Banyak pengamat dan praktisi yang berpolemik, mereka yang mendukung beranggapan bahwa model ini (full day school-red) memudahkan orangtua urban (ayah dan ibu yang bekerja ) dalam mendidik, sehingga keluarga urban tidak memerlukan lagi asisten rumah tangga. Lebih jauh orangtua lebih nyaman dalam bekerja. Sementara mereka yang menolak menganggap beban anak dalam belajar makin meningkat dan menyebabkan kesulitan dalam hal tugas perkembagan anak dalam interaksi sosial.
Kedua argumen tersebut dapat diterima dan juga ditolak jika kita menilik bagaimana sekolah berkonsep Islam Terpadu menerapkan full day school. Publik dapat melakukan komparasi dan menjadikan SIT sebagai role model (sekolah islam terpadu yang resmi dibawah naungan Jaringan Sekolah Islam Terpadu). Setidaknya ada empat pilar SIT dalam menerapkan full day school dalam kegiatan pembelajaran.
- Guru Kredibel dan Teladan
Kita semua sepakat bahwa guru adalah ujung tombak pendidikan formal, meski peran guru kini dikoreksi menjadi mediator dan motivator, tapi tidak sedikit pun mengurangi peran guru sebagai figur dan inspirator bagi siswanya. Sehingga guru berperan ganda sebagai insipirator sekaligus mentor, sehingga kapan pun, dimana pun dan bagaimana pun kondisinya siswa dapat curhat dan berlama-lama dengan gurunya tanpa rasa bosan. Kehadiranya begitu dinantikan dan ketiadaanya begitu dirindukan. Anak segan kepada bapak/ibu gurunya bukan ditakuti, karena mereka merasa di sekolah ada figur pengganti orangtua atau kakak mereka.
- Pendidikan Adab dan Karakter
Dalam lembaga pendidikan Islam terpadu, semua warga sekolah, dari guru sampai siswa berkomitmen menjaga adab dan membangun karakter menjadi keseharian, mulai adab berbicara, makan, berpakaian, lebih jauh adab beribadah. Ada istilah adab sebelum ilmu, itulah yang diterapkan sehingga ketika ilmu itu sampai seorang alim (yang berilmu/ilmuwan) dapat menggunakan ilmu dengan beradab. Tidak aneh apabila komitmen ini menjadikan sekolah laksana pesantren dalam skala kecil.

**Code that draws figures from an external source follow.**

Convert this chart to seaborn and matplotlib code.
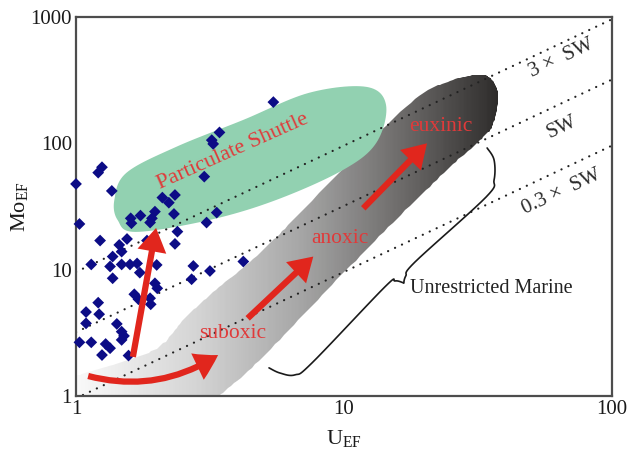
import numpy as np
import matplotlib
matplotlib.use("Agg")
import matplotlib.pyplot as plt
from matplotlib.patches import Polygon, FancyArrowPatch
from matplotlib.colors import LinearSegmentedColormap
import seaborn as sns

# sample points (U_EF, Mo_EF)
u_ef = [1.00, 1.03, 1.21, 1.25, 1.36, 2.10, 2.22, 1.60, 1.74, 1.97,
        1.92, 1.89, 1.61, 1.23, 1.55, 1.45, 1.84, 1.48, 1.14, 1.37,
        1.34, 1.48, 1.59, 1.69, 1.73, 1.37, 2.00, 1.97, 2.01, 1.65,
        1.71, 1.89, 1.90, 1.21, 1.09, 1.22, 1.09, 1.42, 1.48, 1.51,
        1.03, 1.14, 1.29, 1.34, 1.48, 1.25, 1.57, 3.43, 3.21, 3.25,
        3.01, 2.34, 2.32, 3.35, 3.07, 2.39, 2.34, 2.74, 3.16, 2.70,
        4.21, 5.45]
mo_ef = [47.7, 23.0, 58.6, 64.7, 42.0, 37.2, 33.9, 25.5, 26.8, 28.8,
         25.5, 23.6, 23.3, 17.0, 17.5, 15.7, 17.0, 13.9, 11.0, 12.7,
         10.6, 11.0, 11.0, 11.2, 9.47, 8.55, 10.9, 7.80, 7.12, 6.39,
         5.83, 5.94, 5.32, 5.48, 4.62, 4.44, 3.76, 3.72, 3.23, 2.99,
         2.66, 2.66, 2.58, 2.39, 2.78, 2.11, 2.09, 122, 106, 98.9,
         54.5, 39.0, 27.6, 28.3, 23.6, 20.0, 16.0, 10.7, 9.76, 8.40,
         11.6, 212]

# seawater Mo/U reference lines
sw_ratio = 3.2
sw_factors = [3, 1, 0.3]
sw_labels = ["3 \u00d7  SW", "SW", "0.3 \u00d7  SW"]
sw_label_u = [64.9, 64.9, 64.9]
sw_label_mo = [472, 134, 41.5]

# particulate shuttle field outline
shuttle_u = [1.39, 1.54, 2.36, 4.20, 7.40, 12.1, 14.35, 13.2, 9.91, 5.58, 3.14, 1.67, 1.43]
shuttle_mo = [35.6, 58.3, 93.6, 153, 251, 280, 201, 101, 61.5, 35.6, 24.7, 19.9, 24.7]

# unrestricted marine band outline
marine_u = [1.00, 1.45, 2.04, 2.57, 3.33, 4.99, 6.85, 17.0, 23.8, 31.6,
            35.7, 37.6, 35.9, 32.2, 24.2, 15.2, 8.64, 4.99, 3.42]
marine_mo = [1.44, 1.83, 2.44, 4.22, 6.91, 14.3, 28.1, 194, 301, 348,
             318, 233, 140, 106, 61.5, 23.4, 6.91, 2.04, 1.00]

# brace next to the marine band
brace_top_u = [34.2, 36.3, 36.3, 33.9, 18.4, 17.0, 16.7]
brace_top_mo = [91.9, 73.9, 51.3, 37.6, 11.5, 8.92, 7.85]
brace_low_u = [16.7, 15.5, 14.2, 7.60, 6.56, 5.77, 5.25]
brace_low_mo = [7.85, 8.14, 7.30, 1.83, 1.47, 1.52, 1.67]

# redox arrows: (u_tail, mo_tail, u_tip, mo_tip, curvature)
arrows = [
    (1.11, 1.44, 3.39, 2.11, 0.22),
    (1.63, 2.04, 1.99, 21.4, 0.0),
    (4.37, 4.12, 7.68, 12.7, 0.0),
    (11.8, 30.6, 20.4, 100, 0.0),
]

red_labels = ["Particulate Shuttle", "suboxic", "anoxic", "euxinic"]
red_label_u = [3.86, 3.84, 9.66, 23.0]
red_label_mo = [86, 3.14, 17.5, 135.6]
red_label_rot = [24, 0, 0, 0]
red_label_size = [16, 15.5, 15.5, 15.5]

x_ticks = [1, 10, 100]
x_tick_labels = ["1", "10", "100"]
y_ticks = [1, 10, 100, 1000]
y_tick_labels = ["1", "10", "100", "1000"]


def smooth(us, mos, closed=False, n=14):
    """Catmull-Rom through the outline points, done in log space."""
    p = np.column_stack([np.log10(us), np.log10(mos)])
    if closed:
        pts = np.vstack([p[-1], p, p[0], p[1]])
    else:
        pts = np.vstack([p[0], p, p[-1]])
    out = []
    t = np.linspace(0, 1, n, endpoint=False)[:, None]
    for i in range(1, len(pts) - 2):
        p0, p1, p2, p3 = pts[i - 1:i + 3]
        out.append(0.5 * (2 * p1 + (-p0 + p2) * t
                          + (2 * p0 - 5 * p1 + 4 * p2 - p3) * t ** 2
                          + (-p0 + 3 * p1 - 3 * p2 + p3) * t ** 3))
    out.append(pts[-2][None])
    out = np.vstack(out)
    return 10 ** out[:, 0], 10 ** out[:, 1]


sns.set_style("white")
plt.rcParams['font.family'] = ['Liberation Serif', 'DejaVu Serif']
plt.rcParams['mathtext.default'] = 'regular'

fig = plt.figure(figsize=(6.35, 4.53), dpi=100)
ax = fig.add_axes([0.1197, 0.1258, 0.8441, 0.8367])
ax.set_xscale('log')
ax.set_yscale('log')
ax.set_xlim(1, 100)
ax.set_ylim(1, 1000)

# unrestricted marine band with gradient fill
bu, bm = smooth(marine_u, marine_mo)
band = Polygon(np.column_stack([np.append(bu, 1.0), np.append(bm, 1.0)]),
               closed=True, facecolor='none', edgecolor='none',
               transform=ax.transData)
ax.add_patch(band)
grey = LinearSegmentedColormap.from_list(
    'band', [(0.0, '#f9f9f9'), (0.29, '#d3d3d3'), (0.53, '#a6a6a6'),
             (0.77, '#6d6b6a'), (1.0, '#2e2c2b')])
gx = np.logspace(0, 2, 400)
gy = np.array([1, 1000])
mesh = ax.pcolormesh(gx, gy, np.log10(gx[:-1])[None, :], cmap=grey,
                     vmin=0, vmax=1.575, shading='flat', zorder=1)
mesh.set_clip_path(band)

# particulate shuttle field
su, sm = smooth(shuttle_u, shuttle_mo, closed=True)
ax.fill(su, sm, color='#92d1b1', lw=0, zorder=1.5)

# seawater lines
xs = np.array([1, 100])
for f, lab, lu, lm in zip(sw_factors, sw_labels, sw_label_u, sw_label_mo):
    ax.plot(xs, f * sw_ratio * xs, color='#222222', lw=1.6,
            linestyle=(0, (0.05, 3.4)), dash_capstyle='round', zorder=2)
    ax.text(lu, lm, lab, rotation=25, ha='center', va='center',
            fontsize=15, color='#2a2a2a', zorder=5)

# samples
sns.scatterplot(x=u_ef, y=mo_ef, marker='D', color='#0c0c86', s=36,
                edgecolor='none', ax=ax, zorder=3, clip_on=False)

# arrows
for ut, mt, uh, mh, rad in arrows:
    arr = FancyArrowPatch((ut, mt), (uh, mh),
                          arrowstyle='simple,head_length=17,head_width=21,tail_width=4.5',
                          connectionstyle=f'arc3,rad={rad}', mutation_scale=1,
                          color='#e1261d', lw=0, shrinkA=0, shrinkB=0, zorder=4)
    ax.add_patch(arr)

for lab, lu, lm, rot, fs in zip(red_labels, red_label_u, red_label_mo,
                                red_label_rot, red_label_size):
    ax.text(lu, lm, lab, rotation=rot, ha='center', va='center',
            fontsize=fs, color='#e03a3a', zorder=5)

# brace and label
for bu_, bm_ in [(brace_top_u, brace_top_mo), (brace_low_u, brace_low_mo)]:
    cu, cm = smooth(bu_, bm_, n=10)
    ax.plot(cu, cm, color='#1a1a1a', lw=1.2, zorder=4)
ax.text(17.6, 7.12, "Unrestricted Marine", ha='left', va='center',
        fontsize=14.5, color='#222222', zorder=5)

ax.set_xticks(x_ticks, x_tick_labels)
ax.set_yticks(y_ticks, y_tick_labels)
ax.minorticks_off()
ax.tick_params(direction='in', length=4, width=1, color='#bdbdbd',
               labelsize=15, labelcolor='#1a1a1a', pad=3)
for sp in ax.spines.values():
    sp.set_color('#4d4d4d')
    sp.set_linewidth(1.6)

ax.set_xlabel('U$_{EF}$', fontsize=16, color='#1a1a1a', labelpad=6)
ax.set_ylabel('Mo$_{EF}$', fontsize=16, color='#1a1a1a', labelpad=0)

fig.savefig('out.png', dpi=100)
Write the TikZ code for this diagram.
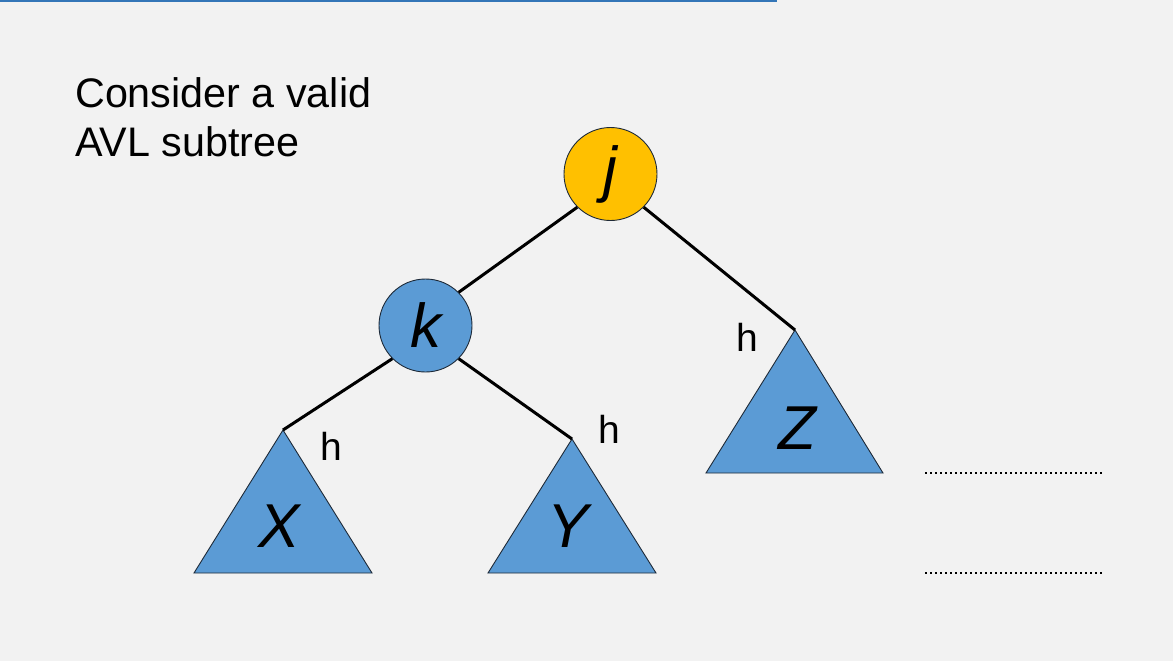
\documentclass[tikz,border=0pt]{standalone}
\usepackage{fontspec}
\setmainfont{Liberation Sans}
\definecolor{bg}{HTML}{F2F2F2}
\definecolor{gold}{HTML}{FFC000}
\definecolor{blu}{HTML}{5B9BD5}
\definecolor{topblue}{HTML}{3476B8}
\definecolor{rim}{HTML}{1E2A38}
\tikzset{
  treenode/.style={circle, draw=rim, line width=0.9pt, minimum size=93pt, inner sep=0pt, font=\fontsize{62}{62}\selectfont\itshape},
  subtree/.style={fill=blu, draw=rim, line width=0.9pt, line join=miter},
  edge/.style={line width=3pt, black},
  hlab/.style={anchor=base, font=\fontsize{39}{39}\selectfont, inner sep=0pt},
  tlab/.style={anchor=base, font=\fontsize{62}{62}\selectfont\itshape, inner sep=0pt},
  title/.style={anchor=base west, font=\fontsize{41.3}{41.3}\selectfont, inner sep=0pt},
  dotline/.style={line width=2.4pt, dash pattern=on 2.4pt off 2.6pt}
}
\begin{document}
\begin{tikzpicture}[x=1pt, y=-1pt]
\fill[bg] (0,0) rectangle (1173,661);
\useasboundingbox (0,0) rectangle (1173,661);
\coordinate (tl) at (0,1.2);
\coordinate (tr) at (777,1.2);
\draw[topblue, line width=2.4pt] (tl) -- (tr);

\node[title] (t1) at (75,107) {Consider a valid};
\node[title] (t2) at (75,156) {AVL subtree};

% subtrees
\coordinate (xa) at (283,430);
\coordinate (xl) at (194,573);
\coordinate (xr) at (372,573);
\coordinate (ya) at (572,439);
\coordinate (yl) at (488,573);
\coordinate (yr) at (656,573);
\coordinate (za) at (795,330);
\coordinate (zl) at (706,473);
\coordinate (zr) at (883,473);
\path[subtree] (xa) -- (xl) -- (xr) -- cycle;
\path[subtree] (ya) -- (yl) -- (yr) -- cycle;
\path[subtree] (za) -- (zl) -- (zr) -- cycle;
\node[tlab] (X) at (279,547) {X};
\node[tlab] (Y) at (568,547) {Y};
\node[tlab] (Z) at (797,449) {Z};

% tree nodes
\node[treenode, fill=gold] (j) at (610.5,174) {j};
\node[treenode, fill=blu] (k) at (425.5,325.5) {k};

% edges
\draw[edge] (j.south west) -- (k.north east);
\draw[edge] (j.south east) -- (za);
\draw[edge] (k.south west) -- (xa);
\draw[edge] (k.south east) -- (ya);

% heights
\node[hlab] (h1) at (331,460) {h};
\node[hlab] (h2) at (609,443) {h};
\node[hlab] (h3) at (747,351) {h};

% dotted lines
\coordinate (d1l) at (925,473);
\coordinate (d1r) at (1102,473);
\coordinate (d2l) at (925,573);
\coordinate (d2r) at (1102,573);
\draw[dotline] (d1l) -- (d1r);
\draw[dotline] (d2l) -- (d2r);
\end{tikzpicture}
\end{document}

Salah satu pendidikan karakter yang diajarkan adalah kegiatan layan diri (mencuci tempat makan sendiri, merapikan sepatu, dan menyapu), budaya mengantre dan belajar itsar (mendahulukan kepentingan orang lain dari diri sendiri dalam urusan dunia).
- Formulasi kurikulum
Sebagian besar SIT menginduk ke Depdikbud (SD- SMA/SMK), meski ada sebagian kecil yang ke Depag (MI – MA), karena itulah SIT memadukan kurikulum nasional dan internalnya sehingga menjadi jawaban bagi para orangtua yang ingin putra/i nya paripurna dalam hal keilmuan, atau istilahnya cerdas cendekia. Siswa tidak bosan karena pembelajaran ko-kurikuler dikemas sedemikan rupa, bahkan Penugasan Terstruktur (PR) tidak ditekankan untuk diberikan, sehingga waktu di rumah menjadi tempat untu bercengkerama antara anak dan orangtua. Muatan internal yang ada biasanya yakni Pelajaran Agama Islam, yang di sekolah umum hanya 2 jam, SIT 4 jam, Kegiatan Tahfidzul Quran 4 jam, Kegiatan Mentoring, sehingga inilah jawaban untuk Mendikbud akan kenakalan remaja dan perilaku asusila, seorang anak yang senantiasa menghafal Quran sulit rasanya berbuat amoral, ditambah aktivitas mentoring Al-Quran senantiasa dalam hati dan pikiranya.
- Inovasi Pembelajaran
Anak-anak umumnya merasa jenuh dengan metode yang sama, mungkin inilah yang dialami para orangtua dulu ketika sekolah di SDN-SMAN. Rasanya waktu lima jam (07.00-12.00) sangat lama, maka menjadi tak aneh ketika guru tidak hadir. Sekolah haruslah menjadi laboratorium, sehingga setiap sudutnya merupakan tempat untuk belajar, itulah mengapa kelas bukan satu-satunya tempat untuk belajar. Siswa dapat belajar di bawah pohon, masjid, kantin, bahkan terjun ke masyarakat. Kegiatan pembelajaran pun dapat dikemas secara tematik seperti market day, english day, kegiatan Jumat bersih, dan ditambah ekstrakurikuler yang menarik, inilah yang membuat siswa SIT merasa betah dan berlama-lama di sekolah.
Proses pendidikan yang menjadikan siswa berkarakter atau pendidikan berbasis akhlaq mulia bukan hanya tanggung jawab sekolah semata, pendidikan karaker sejatinya dimulai dari keluarga sebagai sebuah organisasi, dimana ayah sekaligus berperan menjadi kepala sekolah.